Proudhon est admiratif du peintre Gustave Courbet. Il dénonce le danger de « l’idée d’un nationalisme artistique et littéraire » et les méfaits de la centralisation culturelle de la France de son époque. Puisque la nature répartit à peu près également les talents artistiques au sein du peuple, toute concentration de la création en un seul lieu ne peut aboutir qu’à l’appauvrissement des forces créatrices prises dans leur totalité. Le développement intégral de toutes nos facultés est une des conditions essentielles du progrès social. L’affranchissement de l’homme signifie aussi la libération de sa « faculté d’art » réprimée ou anéantie par l’organisation actuelle de la société.

Pour Kropotkine, la « cité une » est le plus haut lieu de la culture européenne car elle organise l’élan librement créateur de toute communauté autour d’une grande idée, cette idée étant une conception de fraternité et d’unité engendrée par la cité.

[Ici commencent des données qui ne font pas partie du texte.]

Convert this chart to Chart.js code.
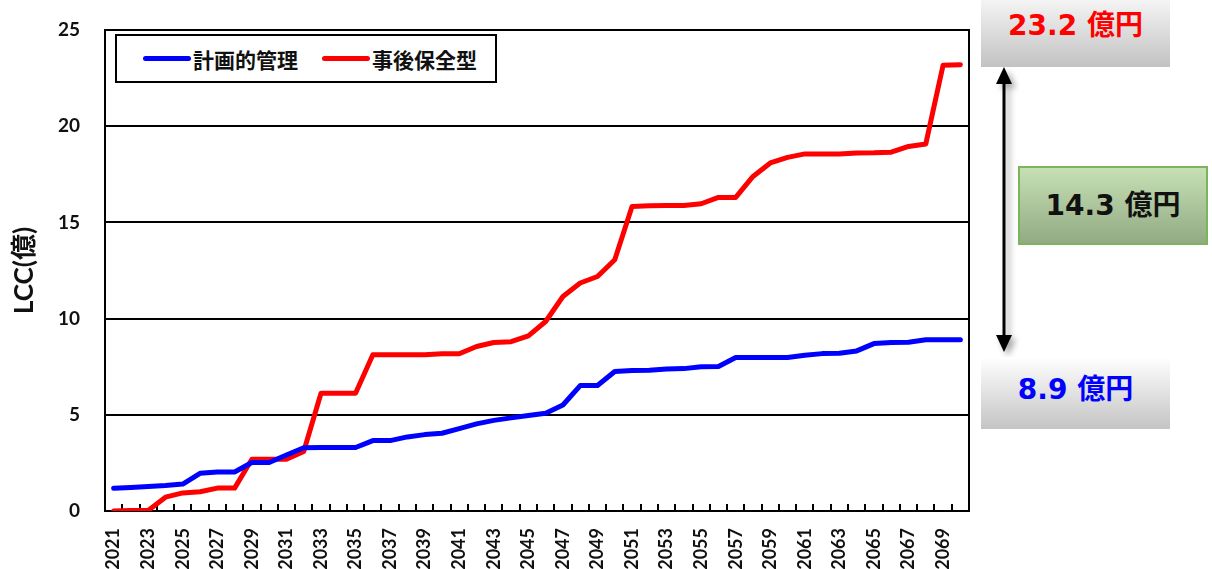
<!DOCTYPE html>
<html lang="ja">
<head>
<meta charset="utf-8">
<title>LCC 計画的管理と事後保全型の比較</title>
<script src="https://cdn.jsdelivr.net/npm/chart.js@4.4.1/dist/chart.umd.min.js"></script>
<style>
  html, body { margin: 0; padding: 0; background: #fff; }
  #wrap { position: relative; width: 1212px; height: 569px; overflow: hidden; background: #fff; }
  #chart { position: absolute; left: 0; top: 0; }
  #legend {
    position: absolute; left: 115px; top: 34px; width: 378px; height: 45px;
    border: 2px solid #000; background: #fff; display: flex; align-items: center;
    font-family: "Noto Sans CJK JP", sans-serif; font-weight: 700; font-size: 21px; color: #111;
  }
  #legend .item { display: flex; align-items: center; margin-left: 26px; }
  #legend .item + .item { margin-left: 24px; }
  #legend .swatch { width: 48px; height: 5px; border-radius: 3px; margin-right: 2px; }
  .note {
    position: absolute; display: flex; justify-content: center; box-sizing: border-box;
    font-family: "DejaVu Sans", "Noto Sans CJK JP", sans-serif; font-weight: 700; font-size: 28px;
    white-space: nowrap;
  }
  #noteTop { left: 981px; top: 0; width: 189px; height: 67px; line-height: 52px;
    background: linear-gradient(#f4f4f4, #c2c2c2); color: #ff0000; }
  #noteBottom { left: 981px; top: 357px; width: 189px; height: 72px; line-height: 66px;
    background: linear-gradient(#ffffff, #c4c4c4); color: #0000ff; }
  #noteDiff { left: 1018px; top: 166px; width: 190px; height: 79px; line-height: 75px;
    background: linear-gradient(#c6e0b4, #93aa84); border: 2px solid #7ab55c; color: #111; }
  #arrow { position: absolute; left: 0; top: 0; pointer-events: none; }
</style>
</head>
<body>
<div id="wrap">
  <canvas id="chart" width="1212" height="569"></canvas>
  <div id="legend"></div>
  <svg id="arrow" width="1212" height="569" viewBox="0 0 1212 569">
    <defs>
      <filter id="shade" x="-50%" y="-10%" width="200%" height="120%">
        <feDropShadow dx="4" dy="4" stdDeviation="3" flood-color="#000" flood-opacity="0.35"/>
      </filter>
    </defs>
    <g filter="url(#shade)" fill="#000" stroke="#000">
      <line x1="1004" y1="80" x2="1004" y2="339" stroke-width="3"/>
      <polygon points="1004,67 996,84 1012,84" stroke="none"/>
      <polygon points="1004,352 996,335 1012,335" stroke="none"/>
    </g>
  </svg>
  <div class="note" id="noteTop"></div>
  <div class="note" id="noteDiff"></div>
  <div class="note" id="noteBottom"></div>
</div>
<script>
// 年度（2021〜2070年）
const years = [
  '2021','2022','2023','2024','2025','2026','2027','2028','2029','2030',
  '2031','2032','2033','2034','2035','2036','2037','2038','2039','2040',
  '2041','2042','2043','2044','2045','2046','2047','2048','2049','2050',
  '2051','2052','2053','2054','2055','2056','2057','2058','2059','2060',
  '2061','2062','2063','2064','2065','2066','2067','2068','2069','2070'
];

// 計画的管理の累計LCC（億円）
const plannedLCC = [
  1.18, 1.22, 1.27, 1.32, 1.40, 1.96, 2.03, 2.03, 2.52, 2.52,
  2.91, 3.29, 3.30, 3.30, 3.30, 3.66, 3.66, 3.85, 3.97, 4.04,
  4.28, 4.53, 4.71, 4.84, 4.96, 5.08, 5.51, 6.52, 6.52, 7.25,
  7.30, 7.32, 7.38, 7.40, 7.50, 7.51, 7.98, 7.98, 7.98, 7.98,
  8.10, 8.18, 8.20, 8.32, 8.70, 8.76, 8.77, 8.90, 8.90, 8.90
];

// 事後保全型の累計LCC（億円）
const reactiveLCC = [
  0.00, 0.03, 0.03, 0.72, 0.94, 1.00, 1.19, 1.19, 2.69, 2.69,
  2.69, 3.09, 6.12, 6.12, 6.12, 8.12, 8.12, 8.12, 8.12, 8.17,
  8.17, 8.55, 8.76, 8.80, 9.10, 9.85, 11.15, 11.85, 12.19, 13.06,
  15.83, 15.86, 15.88, 15.88, 15.97, 16.30, 16.30, 17.39, 18.09, 18.38,
  18.56, 18.56, 18.56, 18.61, 18.62, 18.65, 18.95, 19.08, 23.17, 23.20
];

const seriesNames = ['計画的管理', '事後保全型'];
const yTicks = [0, 5, 10, 15, 20, 25];

const latinFont = 'Lato, "Noto Sans CJK JP", sans-serif';

// 描画領域を囲む枠線
const frame = {
  id: 'frame',
  beforeDatasetsDraw(chart) {
    const { ctx, chartArea: a } = chart;
    ctx.save();
    ctx.strokeStyle = '#000';
    ctx.lineWidth = 2;
    ctx.strokeRect(a.left, a.top, a.right - a.left, a.bottom - a.top);
    ctx.restore();
  }
};

const chart = new Chart(document.getElementById('chart'), {
  type: 'line',
  data: {
    labels: years,
    datasets: [
      {
        label: seriesNames[0], data: plannedLCC,
        borderColor: '#0000ff', backgroundColor: '#0000ff', borderWidth: 5,
        pointRadius: 0, tension: 0, borderCapStyle: 'round', borderJoinStyle: 'round'
      },
      {
        label: seriesNames[1], data: reactiveLCC,
        borderColor: '#ff0000', backgroundColor: '#ff0000', borderWidth: 5,
        pointRadius: 0, tension: 0, borderCapStyle: 'round', borderJoinStyle: 'round'
      }
    ]
  },
  options: {
    responsive: false,
    animation: false,
    layout: { padding: { top: 30, right: 243, bottom: 0, left: 0 } },
    plugins: { legend: { display: false }, tooltip: { enabled: false } },
    scales: {
      x: {
        type: 'category',
        offset: true,
        afterFit(scale) { scale.height = 58; },
        grid: {
          offset: true, drawOnChartArea: false, drawTicks: true,
          tickLength: -7, color: '#000', lineWidth: 2
        },
        border: { display: true, color: '#000', width: 2 },
        ticks: {
          autoSkip: false, minRotation: 90, maxRotation: 90, padding: 24,
          color: '#111', font: { family: latinFont, size: 18, weight: 'bold' },
          callback(value, index) { return index % 2 === 0 ? this.getLabelForValue(value) : ''; }
        }
      },
      y: {
        min: 0, max: 25,
        afterFit(scale) {
          scale.width = 105;
          scale.paddingTop = 10;
          scale.paddingBottom = 10;
        },
        afterBuildTicks(scale) { scale.ticks = yTicks.map(v => ({ value: v })); },
        grid: { color: '#000', lineWidth: 2, drawTicks: false },
        border: { display: true, color: '#000', width: 2 },
        ticks: {
          padding: 25, color: '#111',
          font: { family: latinFont, size: 19, weight: 'bold' }
        },
        title: {
          display: true, text: 'LCC(億)', color: '#111',
          font: { family: latinFont, size: 26, weight: 'bold' },
          padding: { top: 9, bottom: 0 }
        }
      }
    }
  },
  plugins: [frame]
});

// 凡例（グラフ内の枠付き）
const legend = document.getElementById('legend');
chart.data.datasets.forEach(ds => {
  const item = document.createElement('div');
  item.className = 'item';
  const sw = document.createElement('span');
  sw.className = 'swatch';
  sw.style.background = ds.borderColor;
  const tx = document.createElement('span');
  tx.textContent = ds.label;
  item.appendChild(sw);
  item.appendChild(tx);
  legend.appendChild(item);
});

// 2070年時点の累計額と差額
const lastPlanned = plannedLCC[plannedLCC.length - 1];
const lastReactive = reactiveLCC[reactiveLCC.length - 1];
document.getElementById('noteTop').textContent = lastReactive.toFixed(1) + ' 億円';
document.getElementById('noteBottom').textContent = lastPlanned.toFixed(1) + ' 億円';
document.getElementById('noteDiff').textContent = (lastReactive - lastPlanned).toFixed(1) + ' 億円';
</script>
</body>
</html>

Si l’auteur de l’Entraide établit les liens entre l’art médiéval et l’art de l’avenir, Seul Rodoph Rocker donne à l’analyse kropotkinienne sa véritable dimension. Rocker s’interroge : comment se fait-il que l’art médiéval ait atteint ses sommets les plus hauts sur la péninsule italienne, divisée en centaines de communautés minuscules – chacune d’elles soucieuse de son autonomie et s’intégrant par des liens souples dans un ensemble fédéraliste – et non dans un Etat centralisé ? Pour lui, moins le sens politique d’un peuple est développé, plus riche est sa vie culturelle. Dans son ouvrage « Nationalisme et culture » qu’il écrit dans un contexte où le fascisme prend son essor et où les fascistes utilisent la culture à des fins nationalistes, Rocker donne son point de vue sur les rapports entre l’art et l’Etat centralisé : « Pouvoir et culture sont, au sens le plus profond du terme, diamétralement opposés, et l’épanouissement de l’un n’est pas concevable sans l’affaiblissement de l’autre. L’appareil étatique puissant est le grand obstacle au développement de la culture. »

L’Etat est l’œuvre d’une certaine élite alors que la culture tire ses origines de la communauté tout entière. Erigeant l’uniformité en idéal, le Pouvoir est toujours stérile. Dans son désir insensé de réglementer et de contrôler tous les phénomènes sociaux, il est toujours prêt à réduire toute activité humaine à un schéma unique. La culture, elle, est l’élan créateur, l’impulsion formative, à l’état nu, à l’affût des formes, d’expressions nouvelles.

Elle découvre sa vocation dans la variété et l’universalité dans la mesure même où le Pouvoir se voue à l’adoration des formes et schémas établis une fois pour toutes.

L’Etat est essentiellement statique, voué au maintien du statu quo. Même si l’on a l’illusion du changement alors que rien ne change dans le fond.

La culture est par essence, anarchiste, révolutionnaire. Les forces culturelles de la société sont en état de rébellion constant contre la coercition des institutions du pouvoir politique.